SHORT EXERCISE:
Please, without the pictures, retype exactly the lines from the start of the material through the line that holds "(nk) at (696,140)".

DATA SHOWN:
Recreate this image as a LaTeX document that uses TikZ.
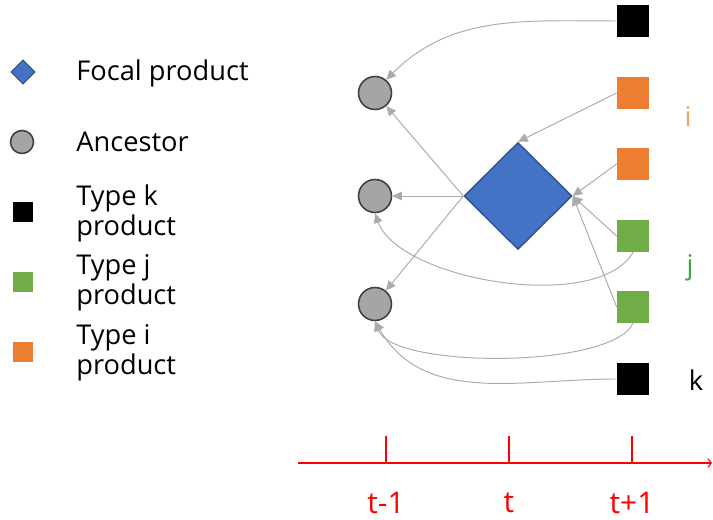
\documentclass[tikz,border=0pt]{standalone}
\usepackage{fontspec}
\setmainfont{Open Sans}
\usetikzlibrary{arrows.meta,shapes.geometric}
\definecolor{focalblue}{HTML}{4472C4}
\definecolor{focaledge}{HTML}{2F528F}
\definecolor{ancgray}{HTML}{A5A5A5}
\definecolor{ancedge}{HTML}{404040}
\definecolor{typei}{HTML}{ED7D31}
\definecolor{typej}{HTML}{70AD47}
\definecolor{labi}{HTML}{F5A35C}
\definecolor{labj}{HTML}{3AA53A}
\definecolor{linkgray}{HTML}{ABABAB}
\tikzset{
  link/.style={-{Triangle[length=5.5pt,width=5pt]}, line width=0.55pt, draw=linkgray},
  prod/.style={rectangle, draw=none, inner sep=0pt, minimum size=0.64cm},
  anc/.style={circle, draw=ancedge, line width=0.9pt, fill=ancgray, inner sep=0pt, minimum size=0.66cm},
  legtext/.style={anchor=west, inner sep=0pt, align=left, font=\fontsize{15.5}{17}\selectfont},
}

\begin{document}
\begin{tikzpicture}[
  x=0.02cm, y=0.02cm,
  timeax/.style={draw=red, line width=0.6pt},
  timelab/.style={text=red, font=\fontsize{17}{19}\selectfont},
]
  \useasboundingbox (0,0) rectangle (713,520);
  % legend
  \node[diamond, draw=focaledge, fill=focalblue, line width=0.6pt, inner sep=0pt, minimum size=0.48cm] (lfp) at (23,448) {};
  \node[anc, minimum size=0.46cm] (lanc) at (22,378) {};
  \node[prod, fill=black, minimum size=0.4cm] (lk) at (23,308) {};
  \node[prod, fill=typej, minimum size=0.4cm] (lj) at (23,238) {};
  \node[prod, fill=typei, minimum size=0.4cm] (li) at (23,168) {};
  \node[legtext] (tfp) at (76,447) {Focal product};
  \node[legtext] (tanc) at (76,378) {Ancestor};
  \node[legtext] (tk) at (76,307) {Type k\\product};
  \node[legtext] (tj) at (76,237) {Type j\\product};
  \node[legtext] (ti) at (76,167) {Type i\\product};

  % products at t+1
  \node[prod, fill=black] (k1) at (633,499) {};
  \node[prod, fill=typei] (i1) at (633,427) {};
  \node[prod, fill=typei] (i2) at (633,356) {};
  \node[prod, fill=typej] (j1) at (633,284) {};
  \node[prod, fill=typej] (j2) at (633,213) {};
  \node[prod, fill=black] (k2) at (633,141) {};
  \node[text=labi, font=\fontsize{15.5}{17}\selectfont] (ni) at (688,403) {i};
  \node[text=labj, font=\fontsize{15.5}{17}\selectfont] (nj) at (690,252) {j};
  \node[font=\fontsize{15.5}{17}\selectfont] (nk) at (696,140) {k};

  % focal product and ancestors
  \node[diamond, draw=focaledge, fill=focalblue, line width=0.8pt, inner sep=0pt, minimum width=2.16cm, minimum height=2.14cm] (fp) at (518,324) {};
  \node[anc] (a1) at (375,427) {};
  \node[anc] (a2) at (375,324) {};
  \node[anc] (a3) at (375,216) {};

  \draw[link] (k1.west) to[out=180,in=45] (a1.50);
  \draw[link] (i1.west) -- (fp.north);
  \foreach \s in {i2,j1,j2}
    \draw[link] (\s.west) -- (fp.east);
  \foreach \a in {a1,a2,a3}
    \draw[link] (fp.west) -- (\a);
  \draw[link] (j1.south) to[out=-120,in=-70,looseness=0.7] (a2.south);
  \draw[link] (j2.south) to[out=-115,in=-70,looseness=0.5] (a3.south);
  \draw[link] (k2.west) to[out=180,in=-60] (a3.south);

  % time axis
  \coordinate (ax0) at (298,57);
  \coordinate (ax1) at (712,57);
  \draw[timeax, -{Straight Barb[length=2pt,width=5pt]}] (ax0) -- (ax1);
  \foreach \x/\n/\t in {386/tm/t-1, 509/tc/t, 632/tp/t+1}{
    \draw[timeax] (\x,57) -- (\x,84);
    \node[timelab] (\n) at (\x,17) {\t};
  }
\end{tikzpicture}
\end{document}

SOLUTION TO THIS PROBLEM:
Recreate this image as a LaTeX document that uses TikZ.
\documentclass[tikz,border=0pt]{standalone}
\usepackage{fontspec}
\setmainfont{Open Sans}
\usetikzlibrary{arrows.meta,shapes.geometric}
\definecolor{focalblue}{HTML}{4472C4}
\definecolor{focaledge}{HTML}{2F528F}
\definecolor{ancgray}{HTML}{A5A5A5}
\definecolor{ancedge}{HTML}{404040}
\definecolor{typei}{HTML}{ED7D31}
\definecolor{typej}{HTML}{70AD47}
\definecolor{labi}{HTML}{F5A35C}
\definecolor{labj}{HTML}{3AA53A}
\definecolor{linkgray}{HTML}{ABABAB}
\tikzset{
  link/.style={-{Triangle[length=5.5pt,width=5pt]}, line width=0.55pt, draw=linkgray},
  prod/.style={rectangle, draw=none, inner sep=0pt, minimum size=0.64cm},
  anc/.style={circle, draw=ancedge, line width=0.9pt, fill=ancgray, inner sep=0pt, minimum size=0.66cm},
  legtext/.style={anchor=west, inner sep=0pt, align=left, font=\fontsize{15.5}{17}\selectfont},
}

\begin{document}
\begin{tikzpicture}[
  x=0.02cm, y=0.02cm,
  timeax/.style={draw=red, line width=0.6pt},
  timelab/.style={text=red, font=\fontsize{17}{19}\selectfont},
]
  \useasboundingbox (0,0) rectangle (713,520);
  % legend
  \node[diamond, draw=focaledge, fill=focalblue, line width=0.6pt, inner sep=0pt, minimum size=0.48cm] (lfp) at (23,448) {};
  \node[anc, minimum size=0.46cm] (lanc) at (22,378) {};
  \node[prod, fill=black, minimum size=0.4cm] (lk) at (23,308) {};
  \node[prod, fill=typej, minimum size=0.4cm] (lj) at (23,238) {};
  \node[prod, fill=typei, minimum size=0.4cm] (li) at (23,168) {};
  \node[legtext] (tfp) at (76,447) {Focal product};
  \node[legtext] (tanc) at (76,378) {Ancestor};
  \node[legtext] (tk) at (76,307) {Type k\\product};
  \node[legtext] (tj) at (76,237) {Type j\\product};
  \node[legtext] (ti) at (76,167) {Type i\\product};

  % products at t+1
  \node[prod, fill=black] (k1) at (633,499) {};
  \node[prod, fill=typei] (i1) at (633,427) {};
  \node[prod, fill=typei] (i2) at (633,356) {};
  \node[prod, fill=typej] (j1) at (633,284) {};
  \node[prod, fill=typej] (j2) at (633,213) {};
  \node[prod, fill=black] (k2) at (633,141) {};
  \node[text=labi, font=\fontsize{15.5}{17}\selectfont] (ni) at (688,403) {i};
  \node[text=labj, font=\fontsize{15.5}{17}\selectfont] (nj) at (690,252) {j};
  \node[font=\fontsize{15.5}{17}\selectfont] (nk) at (696,140) {k};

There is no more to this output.